Signs of a better tomorrow

NATALIE BLOOM | STAFF REPORTER

Each Wednesday night on the third floor of Jordan Hall, an organization works hard to have its culture be heard on campus and in the community.

Oddly enough, upon entering one of the meetings, one would find the group making little to no noise.

American Sign Language Club is a group of students occupying many majors, ages and backgrounds.

Communicating with American Sign Language relies entirely on physical gestures, such as hand movements, facial expressions and body language.

During their meetings, the members of ASL Club learn about the basics of vocabulary and grammar with signing.

They also hope to immerse themselves in the deaf community in order to better appreciate Deaf culture.

Claire Hauschildt, president of ASL Club, says her sign language experiences at Butler have greatly expanded her knowledge about deaf individuals.

“Before I came to Butler, I thought that sign language was just another language, but it’s really a culture,” she said. “That’s what we really try to show to people.”

Four semesters of American Sign Language are offered as curricular classes at Butler, where students can get an in-depth view of deaf culture and increase their proficiency in ASL in a more formal setting.

ASL Club is one of only two clubs within the communications sciences and disorders major.

While the club attracts many students within the College of Communication, any student from any major can join.

“Anybody can join the club,” Hauschildt said. “There’s absolutely no requirement or proficiency to join this.”

Molly Henderson, a junior CSD major, said she enjoys ASL because of its uniqueness.

After taking Spanish in high school, she wanted to learn something different.

She said ASL has kept her engaged.

“It’s pretty tough to learn, but it’s fun once you really know how to sign,” she said.

The ASL Club and classes are greatly involved with the Indiana School for the Deaf, a nationally accredited boarding school for deaf students.

The school teaches students from preschool to high school ages.

“I like being involved in sign language at Butler because the ASL community is so close-knit,” senior CSD major Steven Gianakas said. “When you go to the Indiana School for the Deaf and other events like that, you can see how bonded they are as a community. I think that’s a really beautiful thing.”

“Hands on Fire” is an annual event hosted by ASL Club on Butler’s campus, featuring performers from the Indiana School for the Deaf performing skits, songs, ABC and number stories, poems and storytelling.

Butler’s ASL Club will also perform a song.

Butler prides itself on being the only university in Indiana that allows deaf school students to perform on a collegiate stage.

“‘Hands on Fire’ is bigger than you expect,” Gianakas said. “The first time I did it I wasn’t expecting such a big turnout, and there weren’t even enough chairs for the audience.”

While many of the audience members will be deaf, Butler students are greatly encouraged to attend, whether or not they have any prior knowledge of ASL.

“It’s neat to see these deaf children and high school students perform,” said Glenn Carlstrand, a professor of ASL at Butler. “It’s a cultural experience to see something that’s totally different, and maybe the first time some students are meeting deaf people.”

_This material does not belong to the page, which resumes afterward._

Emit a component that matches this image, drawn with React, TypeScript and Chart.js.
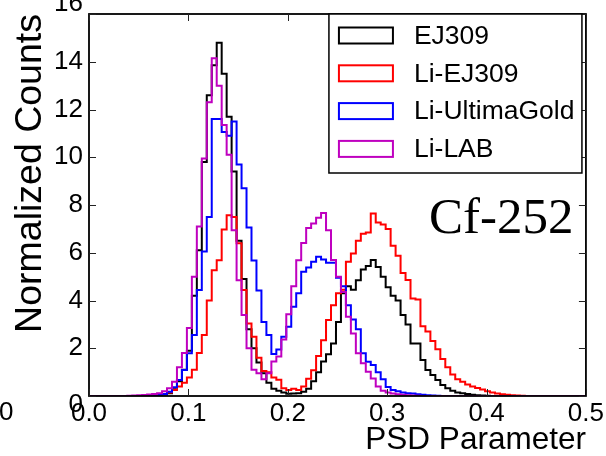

The members of the club emphasize that people who attend the event without any knowledge of sign language usually leave with a new appreciation for it.

“People are in awe of the way that these people interact with one another and the language,” Hauschildt said.

Junior CSD major Sarah Spaulding said that this opportunity is one that no student should miss.

“We’re so lucky to go to Butler,” she said. “We’re so close to the deaf community, and the Indiana School for the Deaf is right in our backyard.”

All in all, “‘Hands on Fire’ is just a really unique event,” she said.